Da un anno e mezzo a questa parte sono solito ripetere che la pandemia ha permesso di esprimere il lato peggiore di questa società e di noi. Edonisti, emotivi, desiderosi di essere deresponsabilizzati. Chiaramente noi tutti, nel mondo della scuola, non abbiamo risparmiato fiato, nelle nostre lamentazioni, su quanto è orribile la didattica a distanza, il distanziamento, le classi spezzate. Ci mancava solo una veletta nera in testa ed eravamo delle prefiche perfette, urlanti intorno al cadavere della scuola.
E adesso? Adesso che l’anno è finito, basta il miraggio di una vacanza “normale”, su una rumorosa spiaggia “normale”, a grigliare a fuoco lento sotto un sole “normale”, con “normali” vicini di ombrellone fastidiosi? Dimentichiamo tutto?
Così è, se vi pare, diceva Pirandello. In effetti, il pensiero di scordare la stanchezza di questo anno folle e disumano ha un che di allettante e condivisibile. La voglia di girare le lancette all’indietro, come se il Covid sia stato un brutto incubo, ci sta tutta.
Ma, un po’ scalfaramente, mi viene da dire “Io non ci sto”. Il desiderio di una routine che ci rassicuri è insito in noi uomini, ma questo non significa che per salvare la nostra quiete mentale dobbiamo buttare il proverbiale bambino con l’acqua sporca. Ripartire a settembre come se nulla fosse accaduto sarebbe non solo irresponsabile, ma stupido e forse anche un po’ triste.
Urge una domanda: cosa è stato quest’anno appena passato? Se la risposta è: niente di salvabile, allora cambiamo mestiere. Sia chiaro, non è una questione di “resilienza”, del dover guardare la realtà attraverso delle lenti rosa perché sì e perché ce lo dice il ministro. È questione di capire dove i binari scombinati del 2021 hanno condotto il nostro malandato e deragliato treno. Anzi, mi correggo, non di capire. Semplicemente di guardare. È proprio nel teatrino dell’assurdo che si possono notare gli sprazzi di una umanità più vera. Più vera perché rivendicata con forza nonostante l’annichilente e anestetizzante mondo che ci circondava.
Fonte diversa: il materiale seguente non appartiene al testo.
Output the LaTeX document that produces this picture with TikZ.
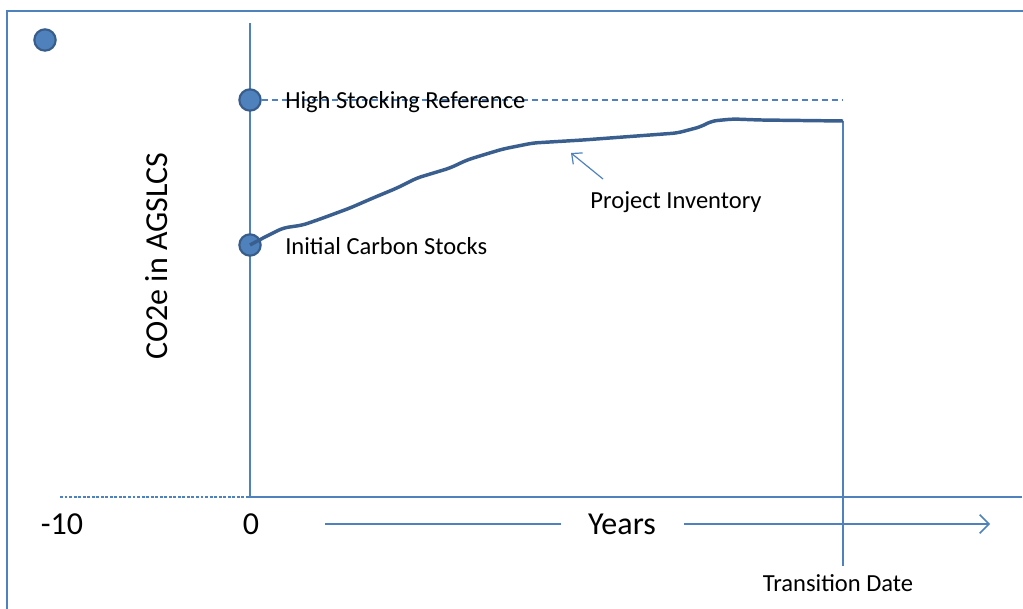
\documentclass[tikz,border=0pt]{standalone}
\usepackage{fontspec}
\setmainfont{Carlito}
\usetikzlibrary{arrows, arrows.meta}
\definecolor{axisblue}{HTML}{4F81BD}
\definecolor{curveblue}{HTML}{3A5F8F}
\definecolor{dotedge}{HTML}{385D8A}
\tikzset{
  axisline/.style={axisblue, line width=1.1pt},
  dot/.style={circle, draw=dotedge, fill=axisblue, line width=1.6pt, minimum size=16pt, inner sep=0pt},
  lbl/.style={font=\fontsize{18.4}{22}\selectfont, inner sep=0pt},
  biglbl/.style={font=\fontsize{24}{28}\selectfont, inner sep=0pt},
}

\begin{document}
\begin{tikzpicture}[x=0.75pt,y=-0.75pt]
\useasboundingbox (0,0) rectangle (1023,609);
\clip (0,0) rectangle (1023,609);
\draw[axisline] (7,11) rectangle (1060,660);
%---------------------------------------------------
\coordinate (ytop) at (250,23);
\coordinate (origin) at (250,497);
\coordinate (xend) at (1022,497);
\coordinate (xstart) at (60,497);
\coordinate (trans) at (843,121);
\coordinate (transbot) at (843,566);
\coordinate (highend) at (843,100);
\draw[axisline] (ytop) -- (origin) -- (xend);
\draw[axisline, line width=0.9pt, dash pattern=on 2.2pt off 1.2pt] (xstart) -- (origin);
\draw[axisline] (trans) -- (transbot);
%---------------------------------------------------
\node[dot] (topdot) at (45,40) {};
\node[dot] (high) at (250,100) {};
\node[dot] (init) at (250,245) {};
\draw[axisline, dash pattern=on 4.5pt off 3pt] (high) -- (highend);
\draw[curveblue, line width=2.6pt, line join=round, rounded corners=4pt]
  (init.center) -- (263,238) -- (283,228) -- (303,225) -- (323,218) -- (350,208)
  -- (373,198) -- (397,188) -- (417,178) -- (450,168) -- (467,160) -- (483,155)
  -- (503,149) -- (533,143) -- (583,140) -- (677,133) -- (700,127) -- (712,121)
  -- (733,119) -- (760,120) -- (trans);
%---------------------------------------------------
\node[lbl, anchor=west] (highlbl) at (285,102) {High Stocking Reference};
\node[lbl, anchor=west] (initlbl) at (285,246) {Initial Carbon Stocks};
\node[lbl] (projlbl) at (676,202) {Project Inventory};
\coordinate (projtip) at (571,153);
\draw[axisline, line width=0.9pt, -{Straight Barb[length=6pt, width=11pt]}] (603,179) -- (projtip);
\node[lbl] (translbl) at (838,583) {Transition Date};
%---------------------------------------------------
\node[biglbl] (minusten) at (62,524) {-10};
\node[biglbl] (zero) at (251,524) {0};
\node[biglbl] (years) at (622,524) {Years};
\coordinate (yearsl) at (325,524);
\coordinate (yearsr) at (990,524);
\draw[axisline] (yearsl) -- ([xshift=-20pt]years.west);
\draw[axisline, -{Straight Barb[length=7pt, width=14pt]}] ([xshift=21pt]years.east) -- (yearsr);
\node[biglbl, rotate=90] (ylbl) at (157,256) {CO2e in AGSLCS};
\end{tikzpicture}
\end{document}
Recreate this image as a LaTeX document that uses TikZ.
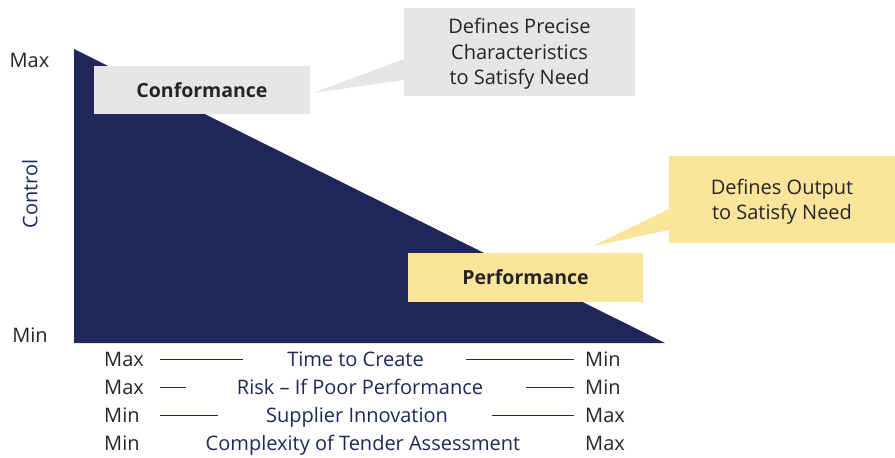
\documentclass[tikz,border=0pt]{standalone}
\usepackage{fontspec}
\setmainfont{Open Sans}[Ligatures=NoCommon]
\usetikzlibrary{positioning}

\definecolor{navy}{RGB}{31,38,89}
\definecolor{ink}{RGB}{38,36,38}
\definecolor{boxgray}{RGB}{230,230,230}
\definecolor{boxyellow}{RGB}{251,229,154}

\tikzset{
	tag/.style={inner sep=0pt, font=\fontsize{20}{25.5}\selectfont, text=ink},
	band/.style={inner sep=0pt, font=\fontsize{20}{25.5}\selectfont, text=navy, anchor=base},
	label box/.style={draw=none, inner sep=0pt, align=center, font=\fontsize{19.5}{25.5}\selectfont\bfseries, text=ink},
	note box/.style={draw=none, inner sep=0pt, align=center, text depth=0pt, font=\fontsize{20}{25.5}\selectfont, text=ink},
	rule/.style={navy, line width=0.9pt},
}

\begin{document}
\begin{tikzpicture}[x=1pt,y=-1pt]

% canvas %{{{2

	\useasboundingbox (0,0) rectangle (895,458);

% triangle %{{{2

	\coordinate (T1) at (74,49);
	\coordinate (T2) at (74,343);
	\coordinate (T3) at (665,343);
	\fill[navy] (T1) -- (T2) -- (T3) -- cycle;

% axis labels %{{{2

	\node[tag, anchor=base] (ymax) at (29.5,67) {Max};
	\node[tag, anchor=base] (ymin) at (30,342) {Min};
	\node[tag, text=navy, rotate=90] (ctrl) at (30,194) {Control};

% conformance %{{{2

	\node[label box, fill=boxgray, minimum width=216pt, minimum height=48pt] (conf) at (202,90) {Conformance};
	\node[note box, fill=boxgray, minimum width=231pt, minimum height=88pt] (precise) at (519.5,51.5) {Defines Precise\\Characteristics\\to Satisfy Need};
	\coordinate (ptip) at (313,93);
	\fill[boxgray] ([yshift=-7.5pt]precise.west) -- (ptip) -- ([yshift=-28.5pt]precise.west) -- cycle;

% performance %{{{2

	\node[label box, fill=boxyellow, minimum width=235pt, minimum height=49pt] (perf) at (525.5,277.5) {Performance};
	\node[note box, fill=boxyellow, minimum width=226pt, minimum height=87pt] (output) at (782,199.5) {Defines Output\\to Satisfy Need};
	\coordinate (otip) at (593,246);
	\fill[boxyellow] ([yshift=-9.5pt]output.west) -- (otip) -- ([yshift=-30.5pt]output.west) -- cycle;

% bottom scale %{{{2

	\node[tag, anchor=base west] (l1) at (104,366) {Max};
	\node[tag, anchor=base west] (l2) at (104,394) {Max};
	\node[tag, anchor=base west] (l3) at (104,422) {Min};
	\node[tag, anchor=base west] (l4) at (104,450) {Min};

	\node[band] (m1) at (355.5,366) {Time to Create};
	\node[band] (m2) at (360,394) {Risk -- If Poor Performance};
	\node[band] (m3) at (357,422) {Supplier Innovation};
	\node[band] (m4) at (363,450) {Complexity of Tender Assessment};

	\node[tag, anchor=base west] (r1) at (585,366) {Min};
	\node[tag, anchor=base west] (r2) at (585,394) {Min};
	\node[tag, anchor=base west] (r3) at (585,422) {Max};
	\node[tag, anchor=base west] (r4) at (585,450) {Max};

% scale rules %{{{2

	\draw[rule] (160,359) -- (243,359);
	\draw[rule] (466,359) -- (574,359);
	\draw[rule] (160,387) -- (186,387);
	\draw[rule] (526,387) -- (574,387);
	\draw[rule] (160,415) -- (218,415);
	\draw[rule] (492,415) -- (574,415);

\end{tikzpicture}
\end{document}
Ho visto rapporti umani logorati, basi di fiducia infrante, ma anche, tra le macerie, il desiderio di ricostruire da capo. Straordinario quanto imprevisto. Ecco, questa è la “vera” resilienza. Il tenace, insopprimibile desiderio di non farsi sovrastare dal nulla. Ai miei studenti ho dovuto far fare cose nuove, diverse. E pur tra un “che palle” e l’altro, hanno tirato fuori qualcosa di spettacolare, un traboccare di creatività e umanità che non avrei mai potuto scorgere se le circostanze fossero state “normali”. Sono stato costretto a proporre qualcosa che andasse al di là del binario. I ragazzi amano i binari, come gli adulti (solo, lo esplicitano con minor ipocrisia) e odiano doverne uscire. Ma quando ci si sono messi, ecco che anche loro, pur a tentoni, con una piccola lanterna nel buio della caverna, hanno esplorato e hanno tirato fuori scrigni con tesori insperabili.
Toh, scrivendo scopro di essermi smentito, almeno in parte. Il Covid avrà tirato fuori il peggio di noi, ma dal letame è pur nato qualche fiore.
Ecco, lamentiamoci pure di quanto sia stato un annus horrbilis, ma non assecondiamo il volere di un pensiero unico che ci vuole in perenne vuoto di memoria post-sbronza. Facciamo tesoro di questi brandelli di umanità per ritrovare il senso e il perché del mestiere più bello del mondo, di educare ed insieme essere educati.